== WRITTEN TASK ==
Give every line back verbatim, dropping all images.

== DATA ==
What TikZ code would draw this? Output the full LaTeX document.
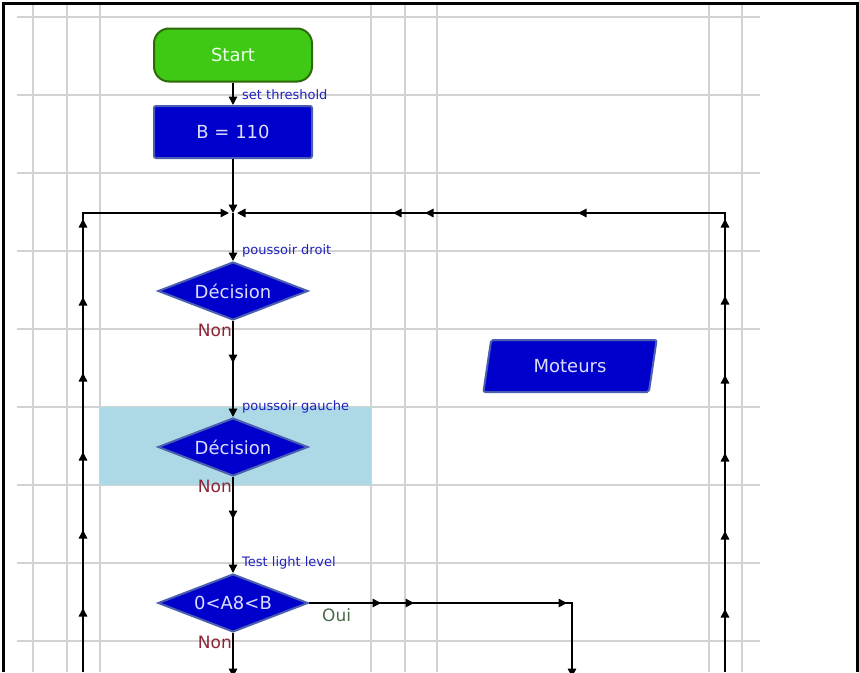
\documentclass[tikz,border=0pt]{standalone}
\usepackage{fontspec}
\setmainfont{DejaVu Sans}
\usetikzlibrary{shapes.geometric,arrows.meta,decorations.markings}
\definecolor{startgreen}{HTML}{3FC814}
\definecolor{startedge}{HTML}{2C6A0A}
\definecolor{boxblue}{HTML}{0000CC}
\definecolor{boxedge}{HTML}{4B5FB0}
\definecolor{boxtext}{HTML}{DCDCFF}
\definecolor{labelblue}{HTML}{2020C0}
\definecolor{nonred}{HTML}{8B2535}
\definecolor{ouigreen}{HTML}{4A6A4A}
\definecolor{gridgray}{HTML}{D2D2D2}
\definecolor{selblue}{HTML}{ADD8E6}

\tikzset{
 gridline/.style={gridgray, line width=1.2pt},
 nodefont/.style={font=\fontsize{18}{21}\selectfont},
 terminal/.style={rectangle, rounded corners=15pt, minimum width=158pt, minimum height=53pt, fill=startgreen, draw=startedge, line width=2pt, text=green!8!white, nodefont},
 process/.style={rectangle, rounded corners=2pt, minimum width=158pt, minimum height=52pt, fill=boxblue, draw=boxedge, line width=2pt, text=boxtext, nodefont},
 decision/.style={diamond, aspect=2.6, inner sep=0pt, minimum width=150pt, minimum height=58pt, fill=boxblue, draw=boxedge, line width=2pt, text=boxtext, nodefont},
 output/.style={trapezium, trapezium left angle=79, trapezium right angle=101, trapezium stretches=true, minimum width=174pt, minimum height=52pt, rounded corners=2pt, fill=boxblue, draw=boxedge, line width=2pt, text=boxtext, nodefont},
 edgelabel/.style={text=labelblue, inner sep=2pt, font=\fontsize{13}{15}\selectfont},
 nolabel/.style={text=nonred, inner sep=1pt, font=\fontsize{17}{19}\selectfont},
 ouilabel/.style={text=ouigreen, inner sep=1pt, font=\fontsize{17}{19}\selectfont},
 flow/.style={draw=black, line width=1.5pt, -{Triangle[length=8.5pt,width=8.5pt]}},
 tipat/.style={postaction={decorate, decoration={markings, mark=at position #1 with {\arrow{Triangle[length=8.5pt,width=8.5pt]}}}}}
}

\begin{document}
\begin{tikzpicture}[x=1pt,y=-1pt]
 \useasboundingbox (0,0) rectangle (859,672);
 \fill[white] (0,0) rectangle (859,672);

 \foreach \gy in {17,95,...,641} \draw[gridline] (17,\gy) -- (760,\gy);
 \foreach \gx in {33,67,100,371,405,437,709,742} \draw[gridline] (\gx,5) -- (\gx,672);
 \fill[selblue] (100,407) rectangle (371,485);
 \draw[line width=3pt] (3.5,672) -- (3.5,3.5) -- (857.5,3.5) -- (857.5,672);

 \node[terminal] (start) at (233,55) {Start};
 \node[process] (thresh) at (233,132) {B = 110};
 \node[decision] (droit) at (233,291) {Décision};
 \node[decision] (gauche) at (233,447) {Décision};
 \node[decision] (light) at (233,603) {0<A8<B};
 \node[output] (moteurs) at (570,366) {Moteurs};

 \coordinate (join) at (233,213);
 \coordinate (lbot) at (83,672);
 \coordinate (rbot) at (725,672);
 \coordinate (cbot) at (233,677);
 \coordinate (ouiturn) at (572,603);
 \coordinate (ouibot) at (572,677);

 \draw[flow] (start) -- (thresh);
 \draw[flow] (thresh) -- (join);
 \draw[flow] (join) -- (droit);
 \draw[flow, tipat=42pt] (droit) -- (gauche);
 \draw[flow, tipat=42pt] (gauche) -- (light);
 \draw[flow] (light) -- (cbot);
 \draw[flow, tipat/.list={72pt,105pt,258pt}] (light.east) -- (ouiturn) -- (ouibot);
 \draw[flow, shorten >=4pt, tipat/.list={64pt,142pt,220pt,299pt,375pt,453pt}] (lbot) |- (join);
 \draw[flow, shorten >=4pt, tipat/.list={63pt,141pt,219pt,297pt,376pt,453pt,606pt,759pt,791pt}] (rbot) |- (join);

 \node[edgelabel, anchor=west] (lthresh) at (240,95) {set threshold};
 \node[edgelabel, anchor=west] (ldroit) at (240,251) {poussoir droit};
 \node[edgelabel, anchor=west] (lgauche) at (240,407) {poussoir gauche};
 \node[edgelabel, anchor=west] (llight) at (240,563) {Test light level};
 \node[nolabel, anchor=north east, yshift=-2pt] (non1) at (droit.south) {Non};
 \node[nolabel, anchor=north east, yshift=-2pt] (non2) at (gauche.south) {Non};
 \node[nolabel, anchor=north east, yshift=-2pt] (non3) at (light.south) {Non};
 \node[ouilabel, anchor=north west, xshift=12pt, yshift=-4pt] (oui) at (light.east) {Oui};
\end{tikzpicture}
\end{document}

== TASK SOLUTION ==
What TikZ code would draw this? Output the full LaTeX document.
\documentclass[tikz,border=0pt]{standalone}
\usepackage{fontspec}
\setmainfont{DejaVu Sans}
\usetikzlibrary{shapes.geometric,arrows.meta,decorations.markings}
\definecolor{startgreen}{HTML}{3FC814}
\definecolor{startedge}{HTML}{2C6A0A}
\definecolor{boxblue}{HTML}{0000CC}
\definecolor{boxedge}{HTML}{4B5FB0}
\definecolor{boxtext}{HTML}{DCDCFF}
\definecolor{labelblue}{HTML}{2020C0}
\definecolor{nonred}{HTML}{8B2535}
\definecolor{ouigreen}{HTML}{4A6A4A}
\definecolor{gridgray}{HTML}{D2D2D2}
\definecolor{selblue}{HTML}{ADD8E6}

\tikzset{
 gridline/.style={gridgray, line width=1.2pt},
 nodefont/.style={font=\fontsize{18}{21}\selectfont},
 terminal/.style={rectangle, rounded corners=15pt, minimum width=158pt, minimum height=53pt, fill=startgreen, draw=startedge, line width=2pt, text=green!8!white, nodefont},
 process/.style={rectangle, rounded corners=2pt, minimum width=158pt, minimum height=52pt, fill=boxblue, draw=boxedge, line width=2pt, text=boxtext, nodefont},
 decision/.style={diamond, aspect=2.6, inner sep=0pt, minimum width=150pt, minimum height=58pt, fill=boxblue, draw=boxedge, line width=2pt, text=boxtext, nodefont},
 output/.style={trapezium, trapezium left angle=79, trapezium right angle=101, trapezium stretches=true, minimum width=174pt, minimum height=52pt, rounded corners=2pt, fill=boxblue, draw=boxedge, line width=2pt, text=boxtext, nodefont},
 edgelabel/.style={text=labelblue, inner sep=2pt, font=\fontsize{13}{15}\selectfont},
 nolabel/.style={text=nonred, inner sep=1pt, font=\fontsize{17}{19}\selectfont},
 ouilabel/.style={text=ouigreen, inner sep=1pt, font=\fontsize{17}{19}\selectfont},
 flow/.style={draw=black, line width=1.5pt, -{Triangle[length=8.5pt,width=8.5pt]}},
 tipat/.style={postaction={decorate, decoration={markings, mark=at position #1 with {\arrow{Triangle[length=8.5pt,width=8.5pt]}}}}}
}

\begin{document}
\begin{tikzpicture}[x=1pt,y=-1pt]
 \useasboundingbox (0,0) rectangle (859,672);
 \fill[white] (0,0) rectangle (859,672);

 \foreach \gy in {17,95,...,641} \draw[gridline] (17,\gy) -- (760,\gy);
 \foreach \gx in {33,67,100,371,405,437,709,742} \draw[gridline] (\gx,5) -- (\gx,672);
 \fill[selblue] (100,407) rectangle (371,485);
 \draw[line width=3pt] (3.5,672) -- (3.5,3.5) -- (857.5,3.5) -- (857.5,672);

 \node[terminal] (start) at (233,55) {Start};
 \node[process] (thresh) at (233,132) {B = 110};
 \node[decision] (droit) at (233,291) {Décision};
 \node[decision] (gauche) at (233,447) {Décision};
 \node[decision] (light) at (233,603) {0<A8<B};
 \node[output] (moteurs) at (570,366) {Moteurs};

 \coordinate (join) at (233,213);
 \coordinate (lbot) at (83,672);
 \coordinate (rbot) at (725,672);
 \coordinate (cbot) at (233,677);
 \coordinate (ouiturn) at (572,603);
 \coordinate (ouibot) at (572,677);

 \draw[flow] (start) -- (thresh);
 \draw[flow] (thresh) -- (join);
 \draw[flow] (join) -- (droit);
 \draw[flow, tipat=42pt] (droit) -- (gauche);
 \draw[flow, tipat=42pt] (gauche) -- (light);
 \draw[flow] (light) -- (cbot);
 \draw[flow, tipat/.list={72pt,105pt,258pt}] (light.east) -- (ouiturn) -- (ouibot);
 \draw[flow, shorten >=4pt, tipat/.list={64pt,142pt,220pt,299pt,375pt,453pt}] (lbot) |- (join);
 \draw[flow, shorten >=4pt, tipat/.list={63pt,141pt,219pt,297pt,376pt,453pt,606pt,759pt,791pt}] (rbot) |- (join);

 \node[edgelabel, anchor=west] (lthresh) at (240,95) {set threshold};
 \node[edgelabel, anchor=west] (ldroit) at (240,251) {poussoir droit};
 \node[edgelabel, anchor=west] (lgauche) at (240,407) {poussoir gauche};
 \node[edgelabel, anchor=west] (llight) at (240,563) {Test light level};
 \node[nolabel, anchor=north east, yshift=-2pt] (non1) at (droit.south) {Non};
 \node[nolabel, anchor=north east, yshift=-2pt] (non2) at (gauche.south) {Non};
 \node[nolabel, anchor=north east, yshift=-2pt] (non3) at (light.south) {Non};
 \node[ouilabel, anchor=north west, xshift=12pt, yshift=-4pt] (oui) at (light.east) {Oui};
\end{tikzpicture}
\end{document}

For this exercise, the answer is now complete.